The genetic blueprint of bread wheat genome has been published to improve wheat crops. 

According to the International Wheat Genome Sequencing Consortium (IWGSC), the sequence represents the most complete version of the wheat genome to date, and has been published in the international journal Science.

The information can be used by scientists and breeders to develop breeding programs and identify genes which control certain characteristics of the crop. Genes which affect grain quality, disease, pest resistance, or abiotic stress tolerance could be identified to produce wheat varieties with higher yields and improved sustainability.

Catherine Feuillet, the IWGSC co-chair, said: “With the draft gene sequence for each of the bread wheat chromosome and the first reference sequence of chromosome 3B, we have reached a great milestone in our roadmap,”

“We know now the way forward to obtain a reference sequence for the 20 remaining chromosomes and we hopefully will be able to find the resources to achieve this in the next three years.”
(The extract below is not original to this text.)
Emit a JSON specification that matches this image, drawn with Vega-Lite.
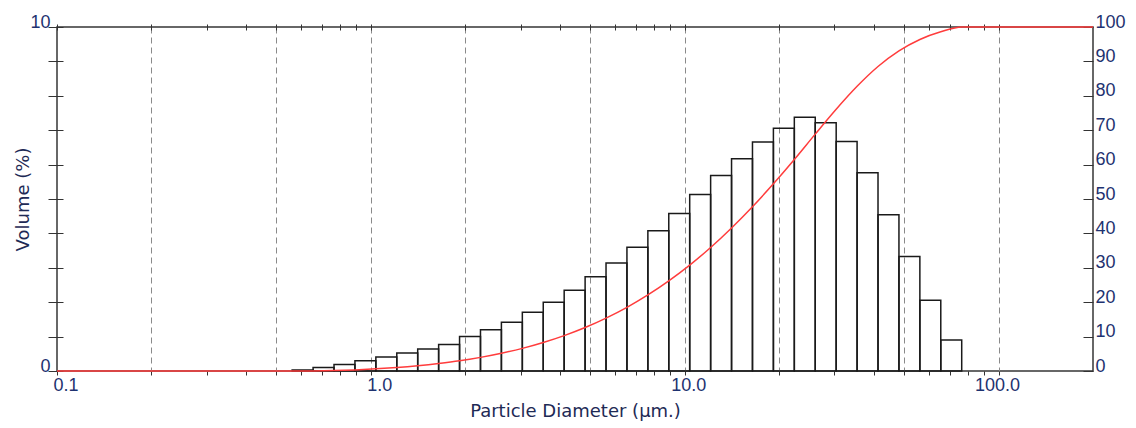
{
  "$schema": "https://vega.github.io/schema/vega-lite/v6.json",
  "width": 1036,
  "height": 344,
  "autosize": {"type": "none"},
  "padding": {"left": 57, "top": 27, "right": 43, "bottom": 57},
  "background": "white",
  "config": {
    "view": {"stroke": "#363636", "strokeWidth": 1.5},
    "axis": {
      "domain": false,
      "tickColor": "#333333",
      "tickWidth": 1,
      "labelFont": "Liberation Sans",
      "labelFontSize": 18,
      "labelColor": "#1e3270",
      "titleFont": "DejaVu Sans",
      "titleFontSize": 18,
      "titleFontWeight": "normal",
      "titleColor": "#1e2a55"
    }
  },
  "datasets": {
    "bins": [
      {"lo": 0.5614, "hi": 0.6546, "vol": 0.03},
      {"lo": 0.6546, "hi": 0.7632, "vol": 0.10},
      {"lo": 0.7632, "hi": 0.8899, "vol": 0.19},
      {"lo": 0.8899, "hi": 1.0375, "vol": 0.30},
      {"lo": 1.0375, "hi": 1.2097, "vol": 0.41},
      {"lo": 1.2097, "hi": 1.4103, "vol": 0.52},
      {"lo": 1.4103, "hi": 1.6444, "vol": 0.64},
      {"lo": 1.6444, "hi": 1.9173, "vol": 0.77},
      {"lo": 1.9173, "hi": 2.2354, "vol": 1.00},
      {"lo": 2.2354, "hi": 2.6062, "vol": 1.20},
      {"lo": 2.6062, "hi": 3.0389, "vol": 1.42},
      {"lo": 3.0389, "hi": 3.5428, "vol": 1.71},
      {"lo": 3.5428, "hi": 4.1305, "vol": 2.00},
      {"lo": 4.1305, "hi": 4.8165, "vol": 2.35},
      {"lo": 4.8165, "hi": 5.6154, "vol": 2.74},
      {"lo": 5.6154, "hi": 6.5464, "vol": 3.14},
      {"lo": 6.5464, "hi": 7.6331, "vol": 3.60},
      {"lo": 7.6331, "hi": 8.8985, "vol": 4.08},
      {"lo": 8.8985, "hi": 10.375, "vol": 4.58},
      {"lo": 10.375, "hi": 12.097, "vol": 5.13},
      {"lo": 12.097, "hi": 14.103, "vol": 5.68},
      {"lo": 14.103, "hi": 16.444, "vol": 6.17},
      {"lo": 16.444, "hi": 19.173, "vol": 6.66},
      {"lo": 19.173, "hi": 22.354, "vol": 7.06},
      {"lo": 22.354, "hi": 26.062, "vol": 7.38},
      {"lo": 26.062, "hi": 30.389, "vol": 7.22},
      {"lo": 30.389, "hi": 35.428, "vol": 6.67},
      {"lo": 35.428, "hi": 41.305, "vol": 5.76},
      {"lo": 41.305, "hi": 48.165, "vol": 4.54},
      {"lo": 48.165, "hi": 56.154, "vol": 3.33},
      {"lo": 56.154, "hi": 65.464, "vol": 2.06},
      {"lo": 65.464, "hi": 76.331, "vol": 0.90}
    ],
    "cum": [
      {"d": 0.1, "pct": 0},
      {"d": 0.5614, "pct": 0},
      {"d": 0.6546, "pct": 0.03},
      {"d": 0.7632, "pct": 0.13},
      {"d": 0.8899, "pct": 0.32},
      {"d": 1.0375, "pct": 0.62},
      {"d": 1.2097, "pct": 1.03},
      {"d": 1.4103, "pct": 1.55},
      {"d": 1.6444, "pct": 2.19},
      {"d": 1.9173, "pct": 2.96},
      {"d": 2.2354, "pct": 3.96},
      {"d": 2.6062, "pct": 5.16},
      {"d": 3.0389, "pct": 6.58},
      {"d": 3.5428, "pct": 8.29},
      {"d": 4.1305, "pct": 10.29},
      {"d": 4.8165, "pct": 12.64},
      {"d": 5.6154, "pct": 15.38},
      {"d": 6.5464, "pct": 18.52},
      {"d": 7.6331, "pct": 22.12},
      {"d": 8.8985, "pct": 26.2},
      {"d": 10.375, "pct": 30.78},
      {"d": 12.097, "pct": 35.91},
      {"d": 14.103, "pct": 41.59},
      {"d": 16.444, "pct": 47.76},
      {"d": 19.173, "pct": 54.42},
      {"d": 22.354, "pct": 61.48},
      {"d": 26.062, "pct": 68.86},
      {"d": 30.389, "pct": 76.08},
      {"d": 35.428, "pct": 82.75},
      {"d": 41.305, "pct": 88.51},
      {"d": 48.165, "pct": 93.05},
      {"d": 56.154, "pct": 96.38},
      {"d": 65.464, "pct": 98.6},
      {"d": 76.331, "pct": 100},
      {"d": 200, "pct": 100}
    ]
  },
  "layer": [
    {
      "data": {"name": "bins"},
      "mark": {"type": "bar", "fill": "transparent", "stroke": "#1a1a1a", "strokeWidth": 1.5},
      "encoding": {
        "x": {
          "field": "lo",
          "type": "quantitative",
          "scale": {"type": "log", "domain": [0.1, 200], "nice": false},
          "axis": {
            "orient": "bottom",
            "values": [0.1, 0.2, 0.3, 0.4, 0.5, 0.6, 0.7, 0.8, 0.9, 1, 2, 3, 4, 5, 6, 7, 8, 9, 10, 20, 30, 40, 50, 60, 70, 80, 90, 100],
            "tickSize": 4,
            "labelPadding": 1,
            "labelAlign": "right",
            "labelOffset": 21,
            "labelFlush": false,
            "labelOverlap": false,
            "labelBaseline": "top",
            "labelFont": "Liberation Sans",
            "labelExpr": "datum.value == 0.1 || datum.value == 1 || datum.value == 10 || datum.value == 100 ? format(datum.value, '.1f') : ''",
            "title": "Particle Diameter (µm.)",
            "titleBaseline": "alphabetic",
            "titleY": 45,
            "titleX": 518,
            "grid": true,
            "gridColor": "#8a8a8a",
            "gridDash": [6, 4],
            "gridWidth": 1,
            "gridOpacity": {"condition": {"test": "datum.value == 0.2 || datum.value == 0.5 || datum.value == 1 || datum.value == 2 || datum.value == 5 || datum.value == 10 || datum.value == 20 || datum.value == 50 || datum.value == 100", "value": 1}, "value": 0}
          }
        },
        "x2": {"field": "hi"},
        "y": {
          "field": "vol",
          "type": "quantitative",
          "stack": null,
          "scale": {"domain": [0, 10], "nice": false},
          "axis": {
            "orient": "left",
            "values": [0, 1, 2, 3, 4, 5, 6, 7, 8, 9, 10],
            "offset": -6,
            "tickSize": 15,
            "labelPadding": -2,
            "labelAlign": "right",
            "labelBaseline": "alphabetic",
            "labelFont": "Liberation Sans",
            "labelExpr": "datum.value == 0 || datum.value == 10 ? datum.label : ''",
            "grid": false,
            "title": "Volume (%)",
            "titleBaseline": "alphabetic",
            "titleAngle": -90,
            "titleX": -35,
            "titleY": 172
          }
        },
        "y2": {"datum": 0}
      }
    },
    {
      "data": {"name": "cum"},
      "mark": {"type": "line", "color": "#ff3c3c", "strokeWidth": 1.5, "interpolate": "monotone"},
      "encoding": {
        "x": {
          "field": "d",
          "type": "quantitative",
          "scale": {"type": "log", "domain": [0.1, 200], "nice": false},
          "axis": {
            "orient": "top",
            "values": [0.1, 0.2, 0.3, 0.4, 0.5, 0.6, 0.7, 0.8, 0.9, 1, 2, 3, 4, 5, 6, 7, 8, 9, 10, 20, 30, 40, 50, 60, 70, 80, 90, 100],
            "offset": -3,
            "tickSize": 6,
            "labels": false,
            "grid": false,
            "title": null
          }
        },
        "y": {
          "field": "pct",
          "type": "quantitative",
          "scale": {"domain": [0, 100], "nice": false},
          "axis": {
            "orient": "right",
            "values": [0, 10, 20, 30, 40, 50, 60, 70, 80, 90, 100],
            "offset": -10,
            "tickSize": 10,
            "labelPadding": 2,
            "labelAlign": "left",
            "labelBaseline": "alphabetic",
            "labelFont": "Liberation Sans",
            "grid": false,
            "title": null
          }
        }
      }
    }
  ],
  "resolve": {"scale": {"y": "independent"}, "axis": {"x": "independent", "y": "independent"}}
}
The IWGSC estimate the full genome sequence will be available in the next three years.

The Genome Analysis Centre (TGAC) played a key part in the generation and analysis of the draft sequence of the bread wheat genome.

Mario Caccamo, Director of TGAC, added: “We are very proud to be part of this ground-breaking project led by the IWGSC. One of our main research priorities at TGAC is to address the grand challenge of maintaining food security through the application of genomic technologies. It is very exciting to see the impact of the use of Next Generation Sequencing technologies and bioinformatics tools applied to the improvement of wheat, one of the most widely cultivated crops in the world.”

According to the organization, the draft sequence is already providing new insights into the history and evolution of the wheat genome and genes involved in grain development, as exemplified in two additional publications appearing in the same issue of Science.